The real news story here is France surpassing the USA in hourly
productivity. The overworked American is yesterday's papers. The NYTimes
buries what should be its lead in paragraph 13. The NAM spokesman spins a
slender good-news story out of a thick dark cloud for the "American Way".

France surpassing the USA in hourly productivity makes sense intuitively if
you think about how the statistical series are composed. Hourly productivity
is output divided by hours worked. The result varies inversely with the size
of the denominator.

The problem with conventional political economy, both mainstream and
heterodox, is the implicit assumption that maximizing aggregate output is,
for all intents and purposes, equivalent to optimizing it. The assumption
simplifies things radically and facilitates all sorts of seemingly profound
econometric analyses. 

Not only are maximizing and optimizing not equivalents, in many
circumstances the maxima are suboptimal in the extreme. Think of obesity or
alcohol consumption, for example. Composition is more important than quantity.

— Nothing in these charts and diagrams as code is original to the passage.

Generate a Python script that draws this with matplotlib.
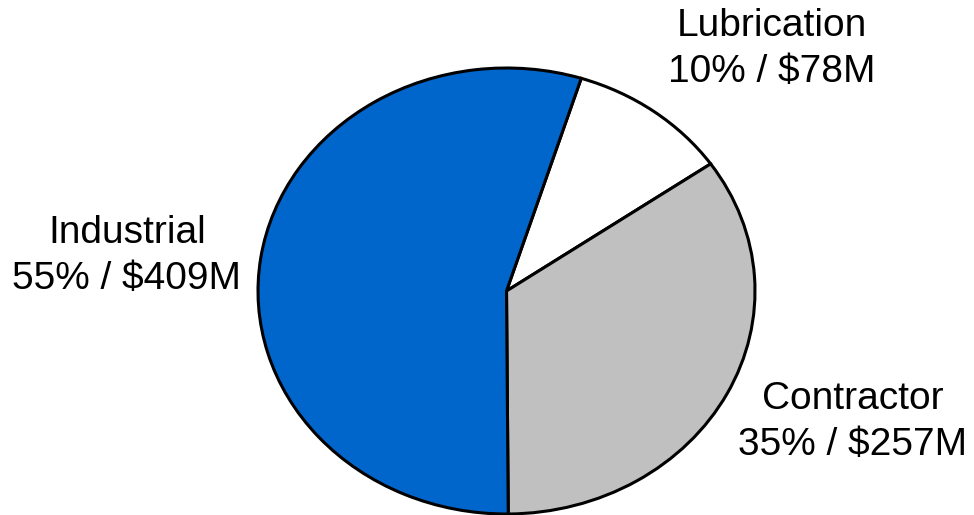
import matplotlib.pyplot as plt

segments = ["Lubrication", "Contractor", "Industrial"]
shares = [10, 35, 55]
revenue = [78, 257, 409]
colors = ["#FFFFFF", "#C0C0C0", "#0066CC"]

plt.rcParams["font.family"] = ["Liberation Sans", "DejaVu Sans"]

W, H = 974, 515
fig = plt.figure(figsize=(W / 100, H / 100), dpi=100)

# pie is drawn as an ellipse, so the axes box is sized to the ellipse bounds
left, right, top, bottom = 258, 755, 68, 514
ax = fig.add_axes([left / W, 1 - bottom / H, (right - left) / W, (bottom - top) / H])

ax.pie(
    revenue,
    colors=colors,
    startangle=72.5,
    counterclock=False,
    wedgeprops=dict(edgecolor="black", linewidth=2.2, clip_on=False),
)
ax.set_aspect("auto")
ax.set_xlim(-1, 1)
ax.set_ylim(-1, 1)
ax.axis("off")

label_pos = {
    "Lubrication": (772, 49),
    "Contractor": (853, 422),
    "Industrial": (127, 256),
}
for name, pct, val in zip(segments, shares, revenue):
    x, y = label_pos[name]
    fig.text(
        x / W, 1 - y / H,
        f"{name}\n{pct}% / ${val}M",
        ha="center", va="center",
        fontsize=28, linespacing=1.35,
    )

fig.savefig("out.png", dpi=100)
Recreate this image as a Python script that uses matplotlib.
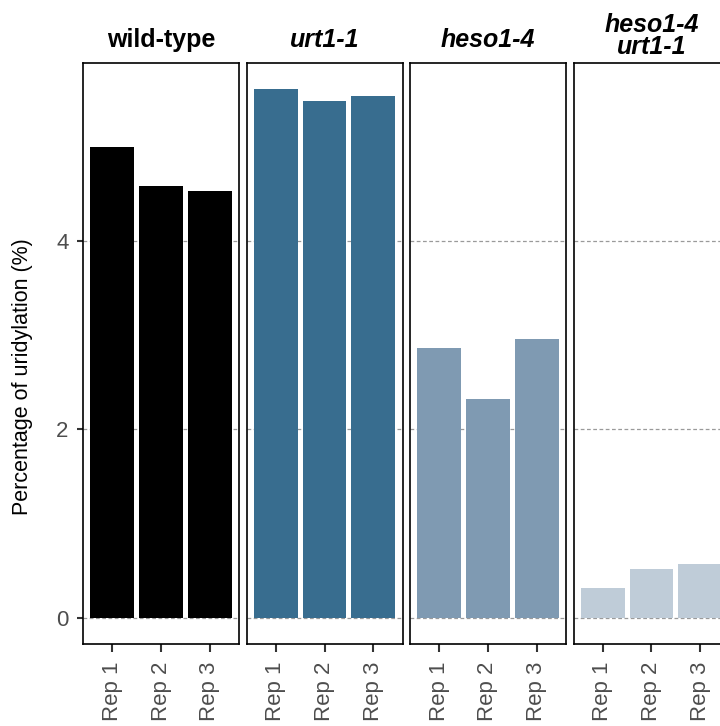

The output per hour figures are consequently more significant than the
output per person figures. Still more significant would be a breakdown of
the output per hour into life enhancing versus destructive and/or
restorative output (the Genuine Progress Indicator angle).

The entire process can be greatly simplified by applying the maxim that
"wealth is disposable time." (see
http://www.vcn.bc.ca/timework/dispose.htm). In that anonymously published
phrase can be found the inspiration for Marx's development of the concept of
labour power, as distinct from labour. I suspect also that the central
argument in the anonymous 1821 pamphlet was also, in turn, influenced by a
book on public happiness by the 18th century French immortal Chastellux. The
happiness in question would be of a type that one might pursue, as in "life,
liberty and the pursuit of happiness."

So, maybe if the French are doing it better than the USAnians it's because
it was their idea in the first place. By the way, there is an ironic episode
in Adam Smith's Theory of Moral Sentiments in which he depicts the pursuit
of leisure as leading to a 'happy' excess of industriousness, suggesting,
perhaps that vicarious sloth is the invisible hand that guides the overachiever.

Speaking of productivity, Lawrence earlier wrote [in Re: pre-Keynsian]:

>I've read that during the 60s for every 1% increase in productivity, workers 
>got a 1.5% increase in wages. This extra .5% must have come from the pockets 
>of the capitalists, yes? If not, what have I misunderstood?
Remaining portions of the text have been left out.